All of the listing below must be repeated word for word. Pictures are the only thing to omit.

=-=-=

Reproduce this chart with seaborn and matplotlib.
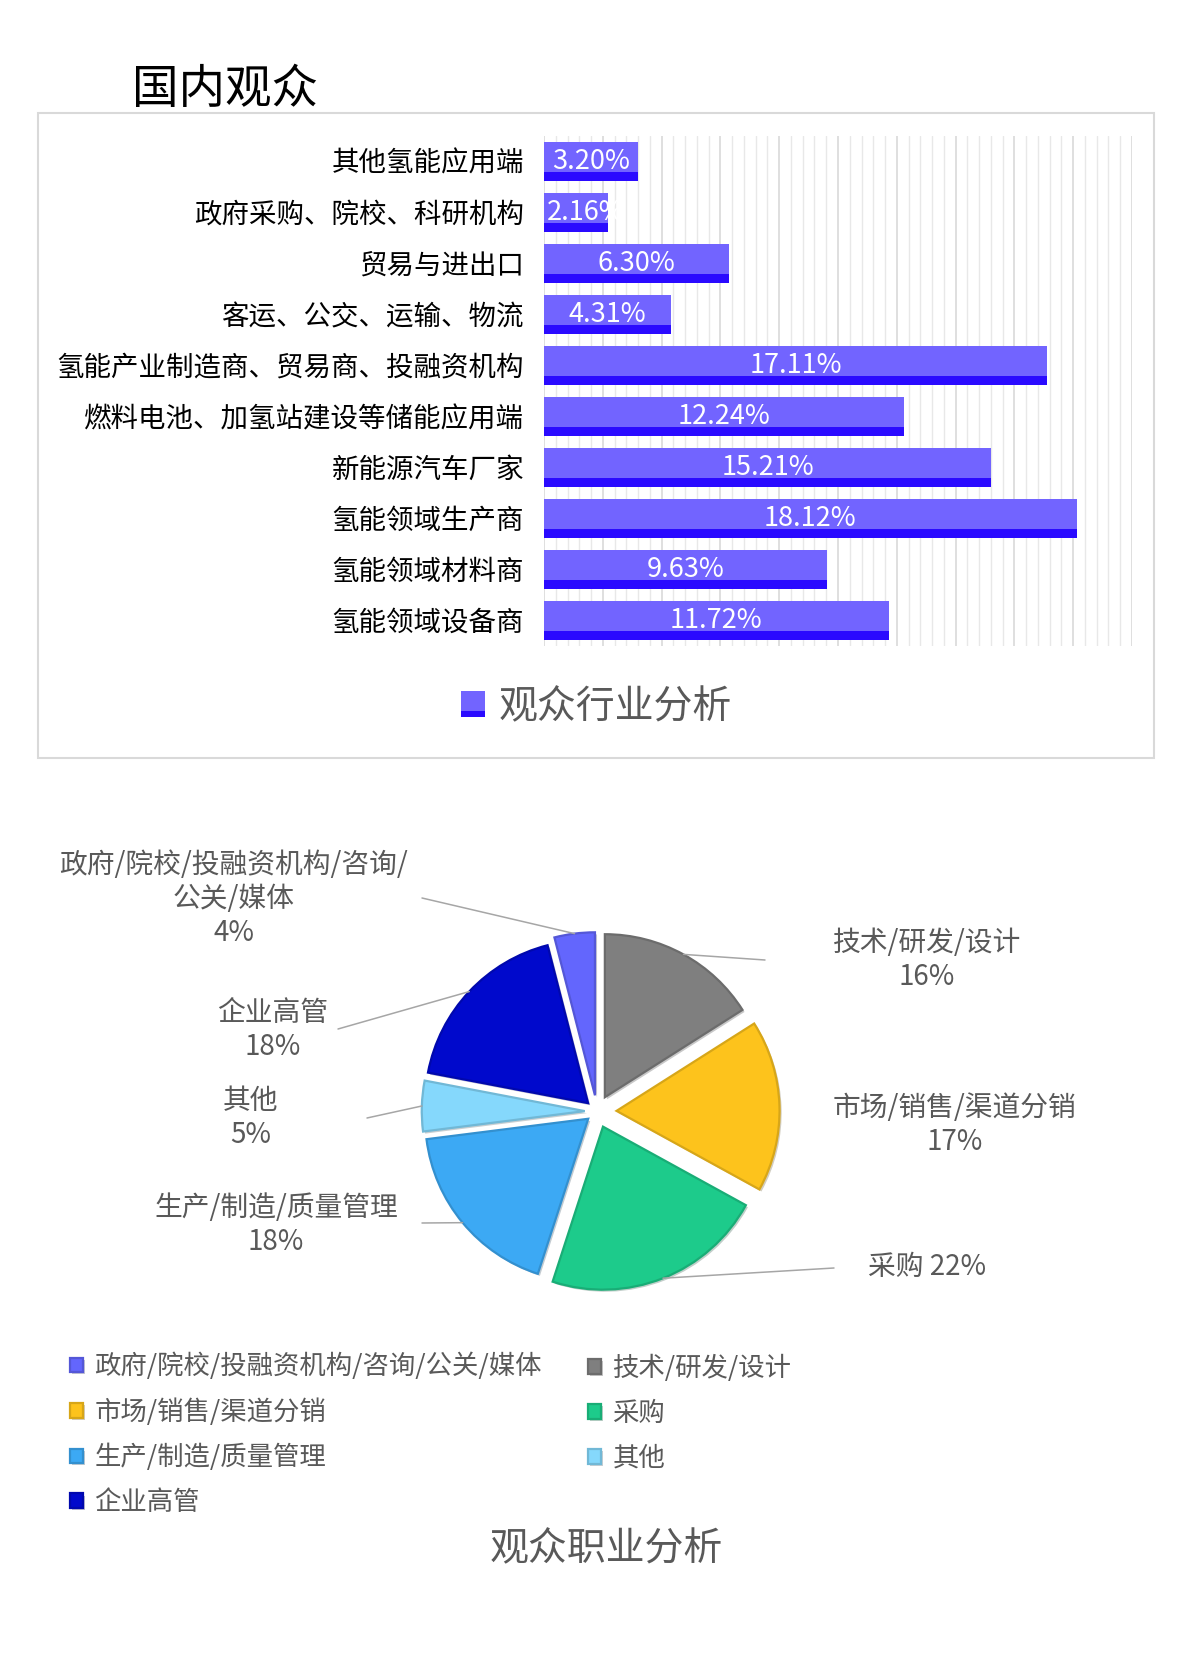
import numpy as np
import pandas as pd
import seaborn as sns
import matplotlib
matplotlib.use("Agg")
import matplotlib.pyplot as plt
import matplotlib.colors as mcolors
import matplotlib.patheffects as pe
from matplotlib.patches import Rectangle
from matplotlib.legend_handler import HandlerBase

# ---------------- data ----------------
industries = ["其他氢能应用端", "政府采购、院校、科研机构", "贸易与进出口", "客运、公交、运输、物流",
              "氢能产业制造商、贸易商、投融资机构", "燃料电池、加氢站建设等储能应用端", "新能源汽车厂家",
              "氢能领域生产商", "氢能领域材料商", "氢能领域设备商"]
industry_share = [3.20, 2.16, 6.30, 4.31, 17.11, 12.24, 15.21, 18.12, 9.63, 11.72]

jobs = ["政府/院校/投融资机构/咨询/公关/媒体", "技术/研发/设计", "市场/销售/渠道分销", "采购",
        "生产/制造/质量管理", "其他", "企业高管"]
job_share = [4, 16, 17, 22, 18, 5, 18]
job_label_text = ["政府/院校/投融资机构/咨询/\n公关/媒体\n{}%", "技术/研发/设计\n{}%", "市场/销售/渠道分销\n{}%",
                  "采购 {}%", "生产/制造/质量管理\n{}%", "其他\n{}%", "企业高管\n{}%"]
job_colors = ["#6366FD", "#7F7F7F", "#FDC31C", "#1DCB8B", "#3CA9F4", "#85D8FC", "#0009CC"]

# ---------------- style / layout ----------------
LIGHT = "#7264FF"
DARK = "#2A0AFF"
GRAYTXT = "#595959"
W, H = 1179, 1667

sns.set_theme(style="white")
plt.rcParams["font.family"] = ["Noto Sans CJK SC", "DejaVu Sans"]

fig = plt.figure(figsize=(W / 100, H / 100), dpi=100)
fig.patch.set_facecolor("white")


def fx(x):
    return x / W


def fy(y):
    return 1 - y / H


# outer frame of the bar section
fig.patches.append(Rectangle((fx(38), fy(758)), (1154 - 38) / W, (758 - 113) / H,
                             transform=fig.transFigure, fill=False, ec="#D9D9D9", lw=1.5))
fig.text(fx(132), fy(90), "国内观众", fontsize=33.5, color="black", ha="left", va="center")

# ---------------- bar chart ----------------
ax = fig.add_axes([544 / W, 1 - 646 / H, 588 / W, 510 / H])
df = pd.DataFrame({"行业": industries, "占比": industry_share})
sns.barplot(data=df, x="占比", y="行业", orient="h", color=LIGHT, saturation=1,
            width=0.77, ax=ax, zorder=3, linewidth=0, edgecolor="none")
bar_patches = list(ax.patches)
pos = np.arange(len(industries))
ax.barh(pos + 0.385 - 0.093, df["占比"], height=0.186, color=DARK, zorder=4,
        linewidth=0, edgecolor="none")

ax.set_xlim(0, 20)
ax.set_ylim(len(industries) - 0.5, -0.5)
ax.set_xticks(np.arange(0, 20.01, 2))
ax.set_xticks(np.arange(0, 20.01, 0.4), minor=True)
ax.grid(axis="x", which="major", color="#D9D9D9", lw=1.2)
ax.grid(axis="x", which="minor", color="#E8E8E8", lw=1.0)
ax.grid(axis="y", visible=False)
ax.set_axisbelow(True)
ax.tick_params(axis="x", which="both", length=0, labelbottom=False)
ax.tick_params(axis="y", length=0, pad=14.4, labelsize=19.8, labelcolor="black")
for s in ax.spines.values():
    s.set_visible(False)
ax.set_xlabel("")
ax.set_ylabel("")

renderer = fig.canvas.get_renderer()
for i, v in enumerate(df["占比"]):
    t = ax.text(v / 2, i, f"{v:.2f}%", ha="center", va="center", color="white",
                fontsize=19.5, zorder=6)
    t.set_clip_path(bar_patches[i])
    tw = t.get_window_extent(renderer).width
    bw = bar_patches[i].get_window_extent(renderer).width
    if tw > bw - 4:
        t.set_ha("left")
        t.set_x(0)
        t.set_transform(ax.transData + matplotlib.transforms.ScaledTranslation(3 / 100, 0, fig.dpi_scale_trans))


class SplitSquare(HandlerBase):
    def create_artists(self, legend, orig_handle, xdescent, ydescent, width, height, fontsize, trans):
        x0, y0 = -xdescent, -ydescent
        top = Rectangle((x0, y0 + 0.25 * height), width, 0.75 * height, fc=LIGHT, ec="none", transform=trans)
        bot = Rectangle((x0, y0), width, 0.25 * height, fc=DARK, ec="none", transform=trans)
        return [top, bot]


fig.legend(handles=[bar_patches[0]], labels=["观众行业分析"],
           handler_map={bar_patches[0]: SplitSquare()},
           loc="center", bbox_to_anchor=(fx(596), fy(707)), frameon=False, fontsize=28,
           handlelength=0.64, handleheight=0.64, handletextpad=0.33, labelcolor=GRAYTXT,
           borderpad=0, borderaxespad=0)

# ---------------- pie chart ----------------
axp = fig.add_axes([0, 0, 1, 1])
axp.set_facecolor("none")
R = 163
explode_frac = [0.10, 0.10, 0.12, 0.10, 0.07, 0.075, 0.075]
res = axp.pie(job_share, colors=job_colors, startangle=90 + 3.6 * job_share[0], counterclock=False,
              explode=[e * R for e in explode_frac], radius=R, center=(597, H - 1111.5), frame=True,
              wedgeprops=dict(linewidth=1.6))
wedges = res[0]
for w, c in zip(wedges, job_colors):
    rgb = np.array(mcolors.to_rgb(c)) * 0.85
    w.set_edgecolor(tuple(rgb))
    w.set_path_effects([pe.SimplePatchShadow(offset=(1.5, -1.5), alpha=0.25), pe.Normal()])
axp.set_xlim(0, W)
axp.set_ylim(0, H)
axp.set_aspect("auto")
axp.axis("off")

# label placement (layout): text centre and leader-line end, in image pixels
label_xy = [(234, 899), (927, 960), (955, 1125), (927, 1267), (276, 1225), (251, 1118), (273, 1030)]
line_end = [(422, 898), (765, 960), None, (834, 1268), (422, 1223), (367, 1118), (338, 1029)]
for i, w in enumerate(wedges):
    th = np.deg2rad((w.theta1 + w.theta2) / 2)
    cx, cy = w.center
    sx, sy = cx + w.r * np.cos(th), cy + w.r * np.sin(th)
    if line_end[i] is not None:
        ex, ey = line_end[i]
        axp.plot([sx, ex], [sy, H - ey], color="#A6A6A6", lw=1.1, zorder=1)
    lx, ly = label_xy[i]
    axp.text(lx, H - ly, job_label_text[i].format(job_share[i]), ha="center", va="center",
             multialignment="center", fontsize=20, color=GRAYTXT, linespacing=1.18)

# legends (two columns, row-wise order)
left_idx = [0, 2, 4, 6]
right_idx = [1, 3, 5]
common = dict(frameon=False, fontsize=19, handlelength=0.48, handleheight=0.48, handletextpad=0.45,
              labelcolor=GRAYTXT, borderpad=0, borderaxespad=0, labelspacing=0.68)
fig.legend(handles=[wedges[i] for i in left_idx], labels=[jobs[i] for i in left_idx],
           loc="center left", bbox_to_anchor=(fx(70), fy(1434.5)), **common)
fig.legend(handles=[wedges[i] for i in right_idx], labels=[jobs[i] for i in right_idx],
           loc="center left", bbox_to_anchor=(fx(588), fy(1413)), **common)

fig.text(fx(606), fy(1549), "观众职业分析", fontsize=28, color=GRAYTXT, ha="center", va="center")

fig.savefig("out.png", dpi=100, facecolor="white")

=-=-=

**FINISHED EXERCISE**
Reproduce this chart with seaborn and matplotlib.
import numpy as np
import pandas as pd
import seaborn as sns
import matplotlib
matplotlib.use("Agg")
import matplotlib.pyplot as plt
import matplotlib.colors as mcolors
import matplotlib.patheffects as pe
from matplotlib.patches import Rectangle
from matplotlib.legend_handler import HandlerBase

# ---------------- data ----------------
industries = ["其他氢能应用端", "政府采购、院校、科研机构", "贸易与进出口", "客运、公交、运输、物流",
              "氢能产业制造商、贸易商、投融资机构", "燃料电池、加氢站建设等储能应用端", "新能源汽车厂家",
              "氢能领域生产商", "氢能领域材料商", "氢能领域设备商"]
industry_share = [3.20, 2.16, 6.30, 4.31, 17.11, 12.24, 15.21, 18.12, 9.63, 11.72]

jobs = ["政府/院校/投融资机构/咨询/公关/媒体", "技术/研发/设计", "市场/销售/渠道分销", "采购",
        "生产/制造/质量管理", "其他", "企业高管"]
job_share = [4, 16, 17, 22, 18, 5, 18]
job_label_text = ["政府/院校/投融资机构/咨询/\n公关/媒体\n{}%", "技术/研发/设计\n{}%", "市场/销售/渠道分销\n{}%",
                  "采购 {}%", "生产/制造/质量管理\n{}%", "其他\n{}%", "企业高管\n{}%"]
job_colors = ["#6366FD", "#7F7F7F", "#FDC31C", "#1DCB8B", "#3CA9F4", "#85D8FC", "#0009CC"]

# ---------------- style / layout ----------------
LIGHT = "#7264FF"
DARK = "#2A0AFF"
GRAYTXT = "#595959"
W, H = 1179, 1667

sns.set_theme(style="white")
plt.rcParams["font.family"] = ["Noto Sans CJK SC", "DejaVu Sans"]

fig = plt.figure(figsize=(W / 100, H / 100), dpi=100)
fig.patch.set_facecolor("white")


def fx(x):
    return x / W


def fy(y):
    return 1 - y / H


# outer frame of the bar section
fig.patches.append(Rectangle((fx(38), fy(758)), (1154 - 38) / W, (758 - 113) / H,
                             transform=fig.transFigure, fill=False, ec="#D9D9D9", lw=1.5))
fig.text(fx(132), fy(90), "国内观众", fontsize=33.5, color="black", ha="left", va="center")

# ---------------- bar chart ----------------
ax = fig.add_axes([544 / W, 1 - 646 / H, 588 / W, 510 / H])
df = pd.DataFrame({"行业": industries, "占比": industry_share})
sns.barplot(data=df, x="占比", y="行业", orient="h", color=LIGHT, saturation=1,
            width=0.77, ax=ax, zorder=3, linewidth=0, edgecolor="none")
bar_patches = list(ax.patches)
pos = np.arange(len(industries))
ax.barh(pos + 0.385 - 0.093, df["占比"], height=0.186, color=DARK, zorder=4,
        linewidth=0, edgecolor="none")

ax.set_xlim(0, 20)
ax.set_ylim(len(industries) - 0.5, -0.5)
ax.set_xticks(np.arange(0, 20.01, 2))
ax.set_xticks(np.arange(0, 20.01, 0.4), minor=True)
ax.grid(axis="x", which="major", color="#D9D9D9", lw=1.2)
ax.grid(axis="x", which="minor", color="#E8E8E8", lw=1.0)
ax.grid(axis="y", visible=False)
ax.set_axisbelow(True)
ax.tick_params(axis="x", which="both", length=0, labelbottom=False)
ax.tick_params(axis="y", length=0, pad=14.4, labelsize=19.8, labelcolor="black")
for s in ax.spines.values():
    s.set_visible(False)
ax.set_xlabel("")
ax.set_ylabel("")

renderer = fig.canvas.get_renderer()
for i, v in enumerate(df["占比"]):
    t = ax.text(v / 2, i, f"{v:.2f}%", ha="center", va="center", color="white",
                fontsize=19.5, zorder=6)
    t.set_clip_path(bar_patches[i])
    tw = t.get_window_extent(renderer).width
    bw = bar_patches[i].get_window_extent(renderer).width
    if tw > bw - 4:
        t.set_ha("left")
        t.set_x(0)
        t.set_transform(ax.transData + matplotlib.transforms.ScaledTranslation(3 / 100, 0, fig.dpi_scale_trans))


class SplitSquare(HandlerBase):
    def create_artists(self, legend, orig_handle, xdescent, ydescent, width, height, fontsize, trans):
        x0, y0 = -xdescent, -ydescent
        top = Rectangle((x0, y0 + 0.25 * height), width, 0.75 * height, fc=LIGHT, ec="none", transform=trans)
        bot = Rectangle((x0, y0), width, 0.25 * height, fc=DARK, ec="none", transform=trans)
        return [top, bot]


fig.legend(handles=[bar_patches[0]], labels=["观众行业分析"],
           handler_map={bar_patches[0]: SplitSquare()},
           loc="center", bbox_to_anchor=(fx(596), fy(707)), frameon=False, fontsize=28,
           handlelength=0.64, handleheight=0.64, handletextpad=0.33, labelcolor=GRAYTXT,
           borderpad=0, borderaxespad=0)

# ---------------- pie chart ----------------
axp = fig.add_axes([0, 0, 1, 1])
axp.set_facecolor("none")
R = 163
explode_frac = [0.10, 0.10, 0.12, 0.10, 0.07, 0.075, 0.075]
res = axp.pie(job_share, colors=job_colors, startangle=90 + 3.6 * job_share[0], counterclock=False,
              explode=[e * R for e in explode_frac], radius=R, center=(597, H - 1111.5), frame=True,
              wedgeprops=dict(linewidth=1.6))
wedges = res[0]
for w, c in zip(wedges, job_colors):
    rgb = np.array(mcolors.to_rgb(c)) * 0.85
    w.set_edgecolor(tuple(rgb))
    w.set_path_effects([pe.SimplePatchShadow(offset=(1.5, -1.5), alpha=0.25), pe.Normal()])
axp.set_xlim(0, W)
axp.set_ylim(0, H)
axp.set_aspect("auto")
axp.axis("off")

# label placement (layout): text centre and leader-line end, in image pixels
label_xy = [(234, 899), (927, 960), (955, 1125), (927, 1267), (276, 1225), (251, 1118), (273, 1030)]
line_end = [(422, 898), (765, 960), None, (834, 1268), (422, 1223), (367, 1118), (338, 1029)]
for i, w in enumerate(wedges):
    th = np.deg2rad((w.theta1 + w.theta2) / 2)
    cx, cy = w.center
    sx, sy = cx + w.r * np.cos(th), cy + w.r * np.sin(th)
    if line_end[i] is not None:
        ex, ey = line_end[i]
        axp.plot([sx, ex], [sy, H - ey], color="#A6A6A6", lw=1.1, zorder=1)
    lx, ly = label_xy[i]
    axp.text(lx, H - ly, job_label_text[i].format(job_share[i]), ha="center", va="center",
             multialignment="center", fontsize=20, color=GRAYTXT, linespacing=1.18)

# legends (two columns, row-wise order)
left_idx = [0, 2, 4, 6]
right_idx = [1, 3, 5]
common = dict(frameon=False, fontsize=19, handlelength=0.48, handleheight=0.48, handletextpad=0.45,
              labelcolor=GRAYTXT, borderpad=0, borderaxespad=0, labelspacing=0.68)
fig.legend(handles=[wedges[i] for i in left_idx], labels=[jobs[i] for i in left_idx],
           loc="center left", bbox_to_anchor=(fx(70), fy(1434.5)), **common)
fig.legend(handles=[wedges[i] for i in right_idx], labels=[jobs[i] for i in right_idx],
           loc="center left", bbox_to_anchor=(fx(588), fy(1413)), **common)

fig.text(fx(606), fy(1549), "观众职业分析", fontsize=28, color=GRAYTXT, ha="center", va="center")

fig.savefig("out.png", dpi=100, facecolor="white")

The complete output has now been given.